Windblown Clouds
EXCERPT NO. 7
Market at Matunga Road, Bombay
When
we first arrived in India, Ed and I stayed with friends of his,
a family that lived at Matunga Road, Bombay. The following excerpt
takes place my second evening in India.
That evening after dinner some of us went for a
walk down the market street around the corner from Matunga Road. The
wide street was flanked with tea houses and stalls that sold rice, grains,
and lentils out of sacks that overflowed onto the street, sweet shops,
whose counters swarmed with honey bees, and shops that offered saris
and dhotis and long lengths of printed cloth. Roaming venders
of cheap books, hawkers of brightly printed images of the Hindu gods,
and venders of herbal remedies all called out their wares. The sidewalks
were clogged with women selling produce stacked on sheets upon the ground,
their wares lit by oil lanterns. The road itself was bare earth trampled
flat by the thousands of feet that struck it every hour. Motor rickshaws,
buzzing their horns, pushed through the crowd, as did carts pulled by
both horses and men.
This market off Matunga Road which, no matter how
deeply one penetrated, always stretched farther than the eye could see,
contained more sights and smells and varieties of humanity than one
would encounter by crossing the entire United States by foot. I say
this without exaggeration. I could walk down that road forever and never
cease to find wonder in the barrage on my senses: the intensity of the
colors and smells, the variety of people, the clothing they wore, the
languages they spoke, the odd vegetables and medicinal remedies they
sold, the strange cries they used to announce their wares, the shrines
built around ancient trees billowing clouds of incense, the bells over
their portals rung by devotees laying wreaths of flowers at the stone
gods’ feet, the riches of the tropical harvest juxtaposed with
the rag-attired begging denizens, whose well-to-do live in cardboard
lean-tos and whose unfortunates get chased from the broken sidewalks
by others who have staked claim to every inch of Bombay’s streets,
fighting over the space before a rich man’s door, where liveried
guards protect their master’s riches for pennies, where malnourishment,
like a ghost, haunts the perfectly stacked pyramids of jackfruit, mango,
and papaya, where open sacks are filled with as many varieties of rice
as there are stars in the sky, where there are as many hues, colors,
and sizes of lentils as there are gods in the Hindu pantheon, and whose
vastness is measured out with brass scoops, where the sacred Brahma
cow roams free and though owned by no one has painted horns tipped with
brass balls, eats the market’s detritus, cleans the gutters, and
is shown more respect than the destitute, is given wider berth by screaming
rickshaws, whose dung is collected like gold to dry in the sun and be
used as fuel to boil the rice.
Despite its vast size and dizzying, monumental array,
despite the fact that it stood in the middle of a city of over eight
million, the market street at Matunga Road retained the atmosphere of
village India. One could feel the weight of the past and know just how
very ancient India was. And despite the electric lights and the tangles
of electrical wires, despite the high whine of the rickshaws’

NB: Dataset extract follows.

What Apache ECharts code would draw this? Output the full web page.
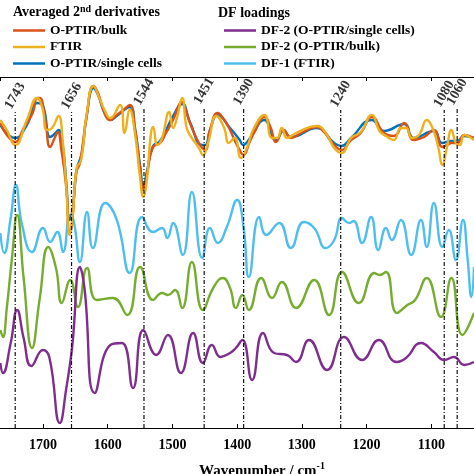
<!DOCTYPE html>
<html><head><meta charset="utf-8">
<script src="https://cdn.jsdelivr.net/npm/echarts@6/dist/echarts.min.js"></script>
<style>html,body{margin:0;padding:0;background:#fff}#c{width:474px;height:474px}</style>
</head><body><div id="c"></div>
<script>
// wavenumber axis range (cm-1), shown reversed
const wnMin = 1034, wnMax = 1766.5;
const xTickLabels = [1700, 1600, 1500, 1400, 1300, 1200, 1100];
// marked peaks and the top of their dashed guide lines (offset a.u.)
const peaks = [1743, 1656, 1544, 1451, 1390, 1240, 1080, 1060];
const peakTop = [316, 316, 320, 321, 320, 318, 318, 320];

// Averaged 2nd derivatives (offset, a.u.) as [wavenumber, value]
const optirBulk = [[1766,305],[1756,293],[1743,286],[1730,300],[1716,315],[1709,330],[1705,330],[1697,310],[1689,281],[1682,290],[1677,296],[1672,280],[1664,240],[1659,195],[1655,205],[1649,255],[1643,265],[1633,310],[1622,342],[1615,335],[1605,315],[1596,308],[1586,313],[1576,318],[1566,323],[1558,300],[1550,260],[1545,238],[1539,255],[1530,281],[1519,285],[1510,295],[1499,308],[1485,326],[1478,315],[1473,305],[1463,290],[1454,280],[1449,278],[1442,298],[1430,315],[1420,308],[1411,298],[1402,285],[1396,278],[1391,273],[1380,287],[1374,295],[1358,311],[1348,300],[1340,286],[1328,298],[1317,290],[1301,295],[1277,301],[1266,296],[1250,283],[1239,278],[1224,288],[1209,295],[1192,311],[1173,295],[1158,292],[1142,305],[1127,288],[1111,291],[1096,298],[1083,281],[1076,283],[1069,285],[1060,285],[1049,293],[1034,290]];
const ftir = [[1766,308],[1756,298],[1743,283],[1725,308],[1709,330],[1701,320],[1694,298],[1686,300],[1676,312],[1670,290],[1664,240],[1659,193],[1654,215],[1648,260],[1641,268],[1633,312],[1622,342],[1613,330],[1605,318],[1596,310],[1581,323],[1574,295],[1566,318],[1558,295],[1550,250],[1545,231],[1540,245],[1534,290],[1530,301],[1523,283],[1516,290],[1505,316],[1499,300],[1493,310],[1485,330],[1478,300],[1470,290],[1459,280],[1453,273],[1445,285],[1432,312],[1420,300],[1413,285],[1404,290],[1394,270],[1385,280],[1374,300],[1358,313],[1346,290],[1338,290],[1331,300],[1323,290],[1309,295],[1277,302],[1263,295],[1250,280],[1239,275],[1224,290],[1209,296],[1192,313],[1180,297],[1170,292],[1158,288],[1147,300],[1139,300],[1130,290],[1119,293],[1107,308],[1098,300],[1089,280],[1083,263],[1076,280],[1069,298],[1062,285],[1056,283],[1049,293],[1034,288]];
const optirCells = [[1766,303],[1743,290],[1725,303],[1709,325],[1700,322],[1689,291],[1682,294],[1676,298],[1670,285],[1664,245],[1659,208],[1654,220],[1648,258],[1640,275],[1633,310],[1622,340],[1615,333],[1605,315],[1596,308],[1586,312],[1566,321],[1558,300],[1550,262],[1545,242],[1539,258],[1530,282],[1519,287],[1499,312],[1485,324],[1473,306],[1454,283],[1449,283],[1442,298],[1430,313],[1411,300],[1396,288],[1391,283],[1380,290],[1358,308],[1340,288],[1328,297],[1317,291],[1277,300],[1250,285],[1239,282],[1224,290],[1192,308],[1173,297],[1142,304],[1127,290],[1096,297],[1083,285],[1069,287],[1060,287],[1049,292],[1034,290]];

// DF loadings (offset, a.u.)
const df1Ftir = [[1766,195],[1760,175],[1750,210],[1742,243],[1733,205],[1717,176],[1700,200],[1689,186],[1678,196],[1669,176],[1658,213],[1652,205],[1643,166],[1632,216],[1623,180],[1604,225],[1586,208],[1566,155],[1547,211],[1530,196],[1516,200],[1508,190],[1499,205],[1484,173],[1470,236],[1454,170],[1442,200],[1430,185],[1416,201],[1400,228],[1390,200],[1382,151],[1366,211],[1355,193],[1335,205],[1317,180],[1297,206],[1281,200],[1263,180],[1250,188],[1238,210],[1227,205],[1220,207],[1207,185],[1193,211],[1182,178],[1170,200],[1161,188],[1147,208],[1131,173],[1116,208],[1107,181],[1096,225],[1083,181],[1073,198],[1062,168],[1051,208],[1044,170],[1038,131],[1034,161]];
const df2Bulk = [[1766,98],[1762,91],[1756,120],[1748,170],[1740,213],[1730,150],[1717,80],[1705,130],[1692,181],[1680,160],[1671,125],[1658,148],[1646,121],[1632,160],[1617,128],[1592,130],[1570,113],[1550,161],[1530,128],[1516,135],[1507,133],[1496,138],[1485,120],[1470,166],[1453,118],[1437,140],[1422,150],[1411,140],[1402,120],[1392,133],[1382,118],[1363,150],[1346,130],[1331,146],[1309,120],[1281,148],[1258,113],[1238,156],[1212,125],[1188,155],[1180,153],[1170,156],[1153,115],[1137,123],[1125,128],[1107,150],[1085,111],[1069,150],[1052,93],[1034,115]];
const df2Cells = [[1766,65],[1762,55],[1750,85],[1740,118],[1730,90],[1718,62],[1700,78],[1690,70],[1674,5],[1664,40],[1655,81],[1643,161],[1636,140],[1620,35],[1596,83],[1578,85],[1561,40],[1545,98],[1525,73],[1507,93],[1487,55],[1468,95],[1453,65],[1439,83],[1426,71],[1411,75],[1402,80],[1392,88],[1377,48],[1360,95],[1343,75],[1323,73],[1309,66],[1289,88],[1261,58],[1235,91],[1207,68],[1181,88],[1154,66],[1139,70],[1116,85],[1096,76],[1080,68],[1065,71],[1049,63],[1034,66]];

const FONT = '"Liberation Serif","Times New Roman",serif';
const chart = echarts.init(document.getElementById('c'), null, {renderer: 'canvas'});

function curve(name, data, color) {
  return {name, type: 'line', data, smooth: 0.5, symbol: 'none', xAxisIndex: 0, yAxisIndex: 0,
    lineStyle: {color, width: 2.4}, itemStyle: {color}, z: 3, silent: true};
}
const series = [
  curve('DF-1 (FTIR)', df1Ftir, '#4DBEEE'),
  curve('DF-2 (O-PTIR/bulk)', df2Bulk, '#77AC30'),
  curve('DF-2 (O-PTIR/single cells)', df2Cells, '#7E2F8E'),
  curve('O-PTIR/single cells', optirCells, '#0072BD'),
  curve('O-PTIR/bulk', optirBulk, '#D95319'),
  curve('FTIR', ftir, '#EDB120')
];
peaks.forEach((p, i) => {
  series.push({type: 'line', data: [[p, 0], [p, peakTop[i]]], symbol: 'none', silent: true, z: 4,
    lineStyle: {color: '#111', width: 1.2, type: [4, 2, 1, 2]}});
});
series.push({type: 'scatter', silent: true, symbolSize: 0, z: 5,
  data: peaks.map((p, i) => [p, peakTop[i] + 16]),
  label: {show: true, position: [0, 0], align: 'center', verticalAlign: 'middle', rotate: 60,
    formatter: (q) => String(q.value[0]), fontFamily: FONT, fontWeight: 'bold', fontSize: 14, color: '#000'}});

const legendBase = {orient: 'vertical', icon: 'rect', itemWidth: 32, itemHeight: 2.5, itemGap: 2.5, padding: 0,
  textStyle: {fontFamily: FONT, fontWeight: 'bold', fontSize: 13.5, color: '#000'}, selectedMode: false};

chart.setOption({
  animation: false,
  backgroundColor: '#fff',
  grid: {left: 0, right: 0, top: 77, bottom: 46, outerBoundsMode: 'none', containLabel: false},
  xAxis: [{
    type: 'value', min: wnMin, max: wnMax, inverse: true, position: 'bottom', splitNumber: 7,
    axisLine: {lineStyle: {color: '#000', width: 1}},
    axisTick: {inside: true, length: 4, lineStyle: {color: '#000'}},
    splitLine: {show: false},
    axisLabel: {margin: 10, fontFamily: FONT, fontWeight: 'bold', fontSize: 14, color: '#000',
      showMinLabel: false, showMaxLabel: false,
      formatter: (v) => xTickLabels.indexOf(Math.round(v)) >= 0 ? String(Math.round(v)) : ''},
    name: 'Wavenumber / cm{sup|-1}', nameLocation: 'middle', nameGap: 33,
    nameTextStyle: {fontFamily: FONT, fontWeight: 'bold', fontSize: 15, color: '#000', padding: [0, 0, 0, 50],
      rich: {sup: {fontFamily: FONT, fontWeight: 'bold', fontSize: 10, color: '#000', padding: [0, 0, 10, 0]}}}
  }, {
    type: 'value', min: wnMin, max: wnMax, inverse: true, position: 'top', splitNumber: 7,
    axisLine: {lineStyle: {color: '#000', width: 1}},
    axisTick: {inside: true, length: 4, lineStyle: {color: '#000'}},
    axisLabel: {show: false}, splitLine: {show: false}
  }],
  yAxis: {type: 'value', min: 0, max: 351, show: false},
  legend: [
    Object.assign({}, legendBase, {left: 13, top: 23.5, data: ['O-PTIR/bulk', 'FTIR', 'O-PTIR/single cells']}),
    Object.assign({}, legendBase, {left: 224, top: 23.5, data: ['DF-2 (O-PTIR/single cells)', 'DF-2 (O-PTIR/bulk)', 'DF-1 (FTIR)']})
  ],
  graphic: [
    {type: 'text', left: 13, top: 4, style: {text: 'Averaged 2{sup|nd} derivatives',
      font: 'bold 14px ' + FONT, fill: '#000',
      rich: {sup: {fontFamily: FONT, fontWeight: 'bold', fontSize: 10, fill: '#000', verticalAlign: 'top', padding: [0, 0, 6, 0]}}}},
    {type: 'text', left: 218, top: 6, style: {text: 'DF loadings', font: 'bold 14px ' + FONT, fill: '#000'}}
  ],
  series
});
</script></body></html>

internal combustion engines, the pace was still that of the human foot
and of the bovine hoof, and in reality the cow set the pace. For the
animal was still wedded to the human, right there in the middle of Bombay.
People communicated from mouth to ear. Many things are closer together
in India than they are in the West: the animal and the human, the well
fed and the hungry, the healthy and the sick, the living and the dead,
the sacred and the profane, the human and the divine. For India is inclusive.
It is vast and absorbing. Everything is part of the great round. That
is why India is such a great spiritual homeland. In India the spiritual
is more fully human and the human being is more fully divine. To walk
down the market street at Matunga Road was to swim in an atmosphere
at once exotic and totally familiar. A shopping mall, though a product
of my own culture, makes me feel uneasy and out of place. At Matunga
Road something moved in my blood; I felt as if I was remembering something
from a past so old it was ancestral.